What are your current research interests and/or what is a project you are currently working on?
Our overall goals are to develop new therapeutic strategies for the effective treatment of patients with drug resistant and metastatic breast cancers. Current efforts focus on optimizing a novel class of drugs that selectively kill breast tumors that overexpress the EGFR or HER2 oncoproteins, and on understanding how the CDCP1 protein contributes to breast cancer metastasis. Our drug development efforts involve a multidisciplinary, collaborative team that includes chemists, breast oncologists, and cancer biologists.
Who or what has inspired you to pursue this career?

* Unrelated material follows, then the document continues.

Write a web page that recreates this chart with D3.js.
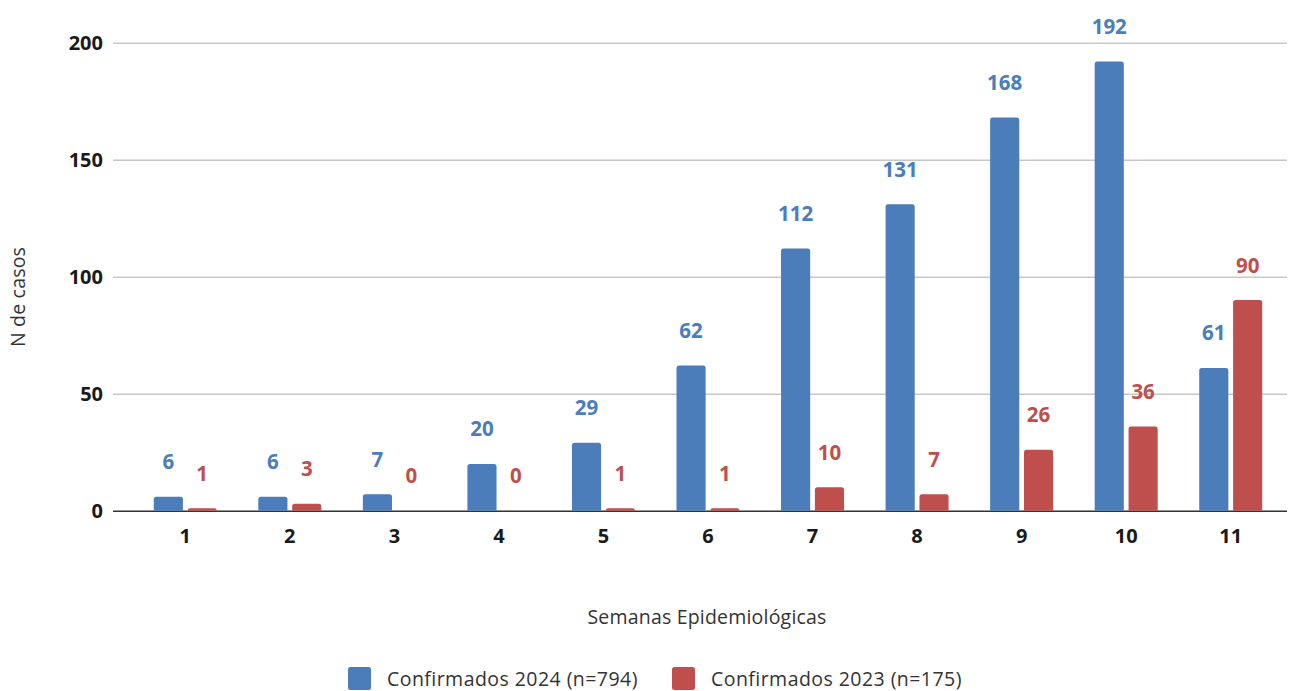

After earning a B.S. in chemistry, I was not sure how best to apply this knowledge, so I worked as a laboratory technician for an entomologist and an immunologist. During this time it dawned on me that organisms are highly complex chemical systems that represent the ultimate “puzzles,” and that understanding these puzzles was the basis for advancing medical science. This fascination with deciphering biochemical mechanisms prompted me to pursue graduate training in biochemistry at Purdue University.

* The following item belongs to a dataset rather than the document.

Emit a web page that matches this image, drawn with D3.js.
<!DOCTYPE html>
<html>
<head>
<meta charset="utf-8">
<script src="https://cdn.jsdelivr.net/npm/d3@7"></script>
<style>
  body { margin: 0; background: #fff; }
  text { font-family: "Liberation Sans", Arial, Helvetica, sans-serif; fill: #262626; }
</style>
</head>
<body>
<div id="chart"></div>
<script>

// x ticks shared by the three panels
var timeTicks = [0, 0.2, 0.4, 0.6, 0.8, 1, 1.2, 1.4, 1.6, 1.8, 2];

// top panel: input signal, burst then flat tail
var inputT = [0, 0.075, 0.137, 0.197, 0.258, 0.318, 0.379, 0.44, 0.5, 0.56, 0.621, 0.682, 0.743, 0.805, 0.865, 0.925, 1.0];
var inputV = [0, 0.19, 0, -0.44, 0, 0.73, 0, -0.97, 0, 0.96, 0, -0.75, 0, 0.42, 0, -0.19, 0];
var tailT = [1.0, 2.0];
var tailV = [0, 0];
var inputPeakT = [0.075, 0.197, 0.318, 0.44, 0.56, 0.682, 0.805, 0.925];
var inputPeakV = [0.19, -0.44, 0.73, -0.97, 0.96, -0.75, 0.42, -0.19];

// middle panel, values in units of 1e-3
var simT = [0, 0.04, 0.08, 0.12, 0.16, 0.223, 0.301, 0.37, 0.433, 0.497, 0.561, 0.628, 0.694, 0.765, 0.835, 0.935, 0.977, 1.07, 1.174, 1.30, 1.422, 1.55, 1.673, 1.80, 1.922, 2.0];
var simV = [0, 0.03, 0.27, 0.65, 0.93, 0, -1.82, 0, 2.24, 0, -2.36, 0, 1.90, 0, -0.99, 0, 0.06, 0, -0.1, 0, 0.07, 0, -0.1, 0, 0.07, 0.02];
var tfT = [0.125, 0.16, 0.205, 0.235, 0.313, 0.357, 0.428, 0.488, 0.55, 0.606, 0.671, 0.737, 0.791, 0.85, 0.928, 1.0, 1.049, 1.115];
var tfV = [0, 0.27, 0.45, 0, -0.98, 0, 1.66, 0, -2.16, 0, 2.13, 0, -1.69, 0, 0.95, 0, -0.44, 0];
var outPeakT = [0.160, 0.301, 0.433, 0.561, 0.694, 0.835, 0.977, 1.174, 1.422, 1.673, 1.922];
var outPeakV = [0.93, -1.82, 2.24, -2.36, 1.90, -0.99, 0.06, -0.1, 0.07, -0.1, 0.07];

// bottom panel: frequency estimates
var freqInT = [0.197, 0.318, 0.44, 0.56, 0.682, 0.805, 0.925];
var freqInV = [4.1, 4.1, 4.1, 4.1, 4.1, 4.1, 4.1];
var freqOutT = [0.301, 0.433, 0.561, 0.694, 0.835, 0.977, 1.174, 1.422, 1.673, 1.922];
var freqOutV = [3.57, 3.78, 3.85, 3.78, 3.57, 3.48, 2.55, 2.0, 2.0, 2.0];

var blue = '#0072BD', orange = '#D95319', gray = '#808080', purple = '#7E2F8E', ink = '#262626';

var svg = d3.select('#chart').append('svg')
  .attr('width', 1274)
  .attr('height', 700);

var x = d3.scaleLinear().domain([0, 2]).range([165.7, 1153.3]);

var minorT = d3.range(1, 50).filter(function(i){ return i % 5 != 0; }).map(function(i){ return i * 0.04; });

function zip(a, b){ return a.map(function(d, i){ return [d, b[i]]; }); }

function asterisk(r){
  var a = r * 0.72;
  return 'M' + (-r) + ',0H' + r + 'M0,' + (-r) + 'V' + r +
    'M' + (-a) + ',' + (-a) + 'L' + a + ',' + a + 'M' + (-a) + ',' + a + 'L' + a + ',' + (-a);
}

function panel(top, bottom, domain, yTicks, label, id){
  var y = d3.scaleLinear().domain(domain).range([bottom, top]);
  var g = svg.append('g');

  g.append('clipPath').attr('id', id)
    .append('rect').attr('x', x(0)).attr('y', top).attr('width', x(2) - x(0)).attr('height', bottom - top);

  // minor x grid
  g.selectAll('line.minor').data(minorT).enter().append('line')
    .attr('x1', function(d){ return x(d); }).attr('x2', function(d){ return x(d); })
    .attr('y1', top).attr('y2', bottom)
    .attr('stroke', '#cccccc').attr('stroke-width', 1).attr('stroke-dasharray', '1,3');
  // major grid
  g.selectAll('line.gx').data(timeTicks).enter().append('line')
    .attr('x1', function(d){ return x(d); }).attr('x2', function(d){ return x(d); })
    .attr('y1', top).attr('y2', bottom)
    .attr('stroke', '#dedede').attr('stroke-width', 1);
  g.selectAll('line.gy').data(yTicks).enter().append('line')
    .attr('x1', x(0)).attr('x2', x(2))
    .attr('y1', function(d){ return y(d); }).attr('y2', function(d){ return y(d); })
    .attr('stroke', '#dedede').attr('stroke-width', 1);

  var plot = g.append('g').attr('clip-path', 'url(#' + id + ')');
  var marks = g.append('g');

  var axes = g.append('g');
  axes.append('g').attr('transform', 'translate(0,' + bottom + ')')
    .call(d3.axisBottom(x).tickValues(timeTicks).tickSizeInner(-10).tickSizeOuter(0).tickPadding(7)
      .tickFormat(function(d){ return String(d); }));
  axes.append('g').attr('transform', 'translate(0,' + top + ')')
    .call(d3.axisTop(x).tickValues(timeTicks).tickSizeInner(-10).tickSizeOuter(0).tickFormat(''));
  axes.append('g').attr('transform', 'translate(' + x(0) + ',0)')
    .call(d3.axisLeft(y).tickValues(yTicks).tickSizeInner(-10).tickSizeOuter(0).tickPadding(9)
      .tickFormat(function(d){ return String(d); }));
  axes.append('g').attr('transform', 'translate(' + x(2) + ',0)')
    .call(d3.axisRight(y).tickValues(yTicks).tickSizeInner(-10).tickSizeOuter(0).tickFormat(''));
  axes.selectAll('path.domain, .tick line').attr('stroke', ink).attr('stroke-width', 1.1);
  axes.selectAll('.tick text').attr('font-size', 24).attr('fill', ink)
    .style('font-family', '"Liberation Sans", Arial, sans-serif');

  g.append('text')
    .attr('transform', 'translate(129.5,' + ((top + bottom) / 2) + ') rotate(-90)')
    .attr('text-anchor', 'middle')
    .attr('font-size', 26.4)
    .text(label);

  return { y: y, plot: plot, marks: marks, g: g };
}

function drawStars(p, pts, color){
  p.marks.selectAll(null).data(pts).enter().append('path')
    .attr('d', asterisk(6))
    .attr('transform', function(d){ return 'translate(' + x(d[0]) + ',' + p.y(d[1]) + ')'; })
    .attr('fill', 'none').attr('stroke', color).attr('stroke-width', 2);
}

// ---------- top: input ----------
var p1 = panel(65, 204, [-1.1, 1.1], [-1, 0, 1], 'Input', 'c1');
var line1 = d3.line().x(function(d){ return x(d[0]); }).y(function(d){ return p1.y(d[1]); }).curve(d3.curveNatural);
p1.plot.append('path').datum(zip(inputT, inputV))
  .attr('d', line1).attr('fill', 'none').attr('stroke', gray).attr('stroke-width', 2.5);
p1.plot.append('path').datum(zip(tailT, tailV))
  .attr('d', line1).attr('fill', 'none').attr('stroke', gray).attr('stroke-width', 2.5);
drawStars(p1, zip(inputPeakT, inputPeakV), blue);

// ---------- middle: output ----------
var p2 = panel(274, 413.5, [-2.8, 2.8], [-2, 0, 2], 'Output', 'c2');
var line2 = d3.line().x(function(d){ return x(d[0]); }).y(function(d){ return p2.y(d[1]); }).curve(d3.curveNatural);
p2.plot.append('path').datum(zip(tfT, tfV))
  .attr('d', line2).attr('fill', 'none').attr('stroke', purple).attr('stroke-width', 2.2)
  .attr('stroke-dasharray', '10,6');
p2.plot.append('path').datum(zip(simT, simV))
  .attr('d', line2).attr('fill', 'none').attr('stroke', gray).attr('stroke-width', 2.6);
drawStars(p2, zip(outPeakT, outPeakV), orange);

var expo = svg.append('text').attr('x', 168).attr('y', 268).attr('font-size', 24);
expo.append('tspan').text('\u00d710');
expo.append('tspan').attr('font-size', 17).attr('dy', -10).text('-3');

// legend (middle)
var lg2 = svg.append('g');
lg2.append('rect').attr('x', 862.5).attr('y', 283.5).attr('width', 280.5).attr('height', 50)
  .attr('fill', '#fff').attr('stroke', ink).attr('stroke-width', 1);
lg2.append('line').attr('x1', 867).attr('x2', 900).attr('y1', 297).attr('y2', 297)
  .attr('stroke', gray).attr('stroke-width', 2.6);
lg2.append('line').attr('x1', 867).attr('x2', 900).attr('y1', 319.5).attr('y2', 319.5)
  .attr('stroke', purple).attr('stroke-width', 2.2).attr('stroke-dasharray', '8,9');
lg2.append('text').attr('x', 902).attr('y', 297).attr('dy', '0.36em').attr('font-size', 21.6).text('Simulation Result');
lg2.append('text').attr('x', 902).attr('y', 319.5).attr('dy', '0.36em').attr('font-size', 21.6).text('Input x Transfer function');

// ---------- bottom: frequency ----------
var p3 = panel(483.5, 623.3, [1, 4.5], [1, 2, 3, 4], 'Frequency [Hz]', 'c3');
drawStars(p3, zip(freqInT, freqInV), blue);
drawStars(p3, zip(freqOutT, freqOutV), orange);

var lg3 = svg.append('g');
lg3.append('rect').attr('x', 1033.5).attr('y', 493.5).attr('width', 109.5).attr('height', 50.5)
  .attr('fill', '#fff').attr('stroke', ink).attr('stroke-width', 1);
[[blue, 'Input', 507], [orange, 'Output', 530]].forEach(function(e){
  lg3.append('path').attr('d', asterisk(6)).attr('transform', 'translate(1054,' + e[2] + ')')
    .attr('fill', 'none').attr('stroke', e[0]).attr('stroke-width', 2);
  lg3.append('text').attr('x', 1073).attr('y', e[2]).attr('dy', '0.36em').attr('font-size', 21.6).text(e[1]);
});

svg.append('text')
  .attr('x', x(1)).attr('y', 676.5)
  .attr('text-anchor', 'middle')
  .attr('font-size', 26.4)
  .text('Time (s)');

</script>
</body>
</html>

Why did you decide to focus on cancer?
During the end of my Ph.D. training, I searched for a postdoctoral position that involved a signaling pathway that was known to be important in biology, but was little-studied, so that the most significant discoveries were yet to be made. I also wanted to obtain experience with new techniques that were cutting-edge at the time such as molecular biology, transgenic/knockout mouse technology, microarray gene expression analysis, etc. This led me to do postdoctoral work in the laboratory of Hal Moses, M.D., who at the time was the founding director of the Vanderbilt Cancer Center and Chair of the Vanderbilt Cell Biology Dept. Hal was one of the original discoverers of Transforming Growth Factor-β (TGFβ) and was using mouse models to probe the role of TGFαβ signaling on the formation and spread of breast cancer. After this experience, I became even more fascinated with cell signaling pathways as a vehicle for understanding how cancer cells differ from normal tissues, and as a source for therapeutic targets for the development of new anticancer drugs.

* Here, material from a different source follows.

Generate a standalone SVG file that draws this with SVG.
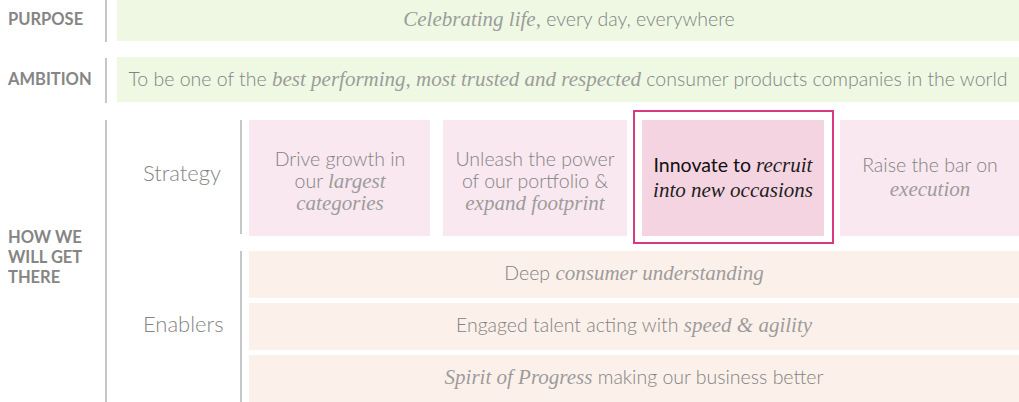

What do you want to achieve with your work and/or in your career?
Our goal is to contribute to the understanding of the biochemical mechanisms responsible for tumor formation and progression. In addition, I hope that our work will lead to the development of new classes of drugs that eventually improve therapy for cancer, and that these compounds will be useful as molecular probes to better understand cancer biology and to refine our ability to pharmacologically target tumor cells effectively and safely.
What excites you about your work? What is exciting to you about your field right now?
My graduate mentor, Sandra Rossie, Ph.D., told me that a Ph.D. was a “license to learn.” I didn’t fully appreciate what she meant at the time. I now realize that I really enjoy collaborating with colleagues who are experts in other fields such as chemistry, structural biology, and immunology because I constantly learn new and interesting things. What I most eagerly anticipate is seeing how all of the enormous amounts of new data that are being collected in rapidly developing areas (immunology, nanotechnology, metabolomics, microbiome analysis, epigenetics, bioinformatics, pharmacology, and medicinal chemistry) are integrated to produce new cures for cancer that no one has dreamed of yet.
What do you like to do outside of work?
I enjoy vintage electronics and collect and restore radio receivers and transmitters from the 1920s-1960s. I’m also fascinated with modern Software-Defined Radios (SDRs) in which all of the signal processing functions that used to be carried out by analog circuits is performed by mathematical operations carried out by a computer. I have an amateur radio operator’s license (call sign: KM4YGD). Information processing is a general theme in both biology and electronics. Many of the signal processing functions carried out by electronic circuits (amplification, oscillation, filtering, mixing, positive and negative feedback loops, etc.) have correlates in biological systems.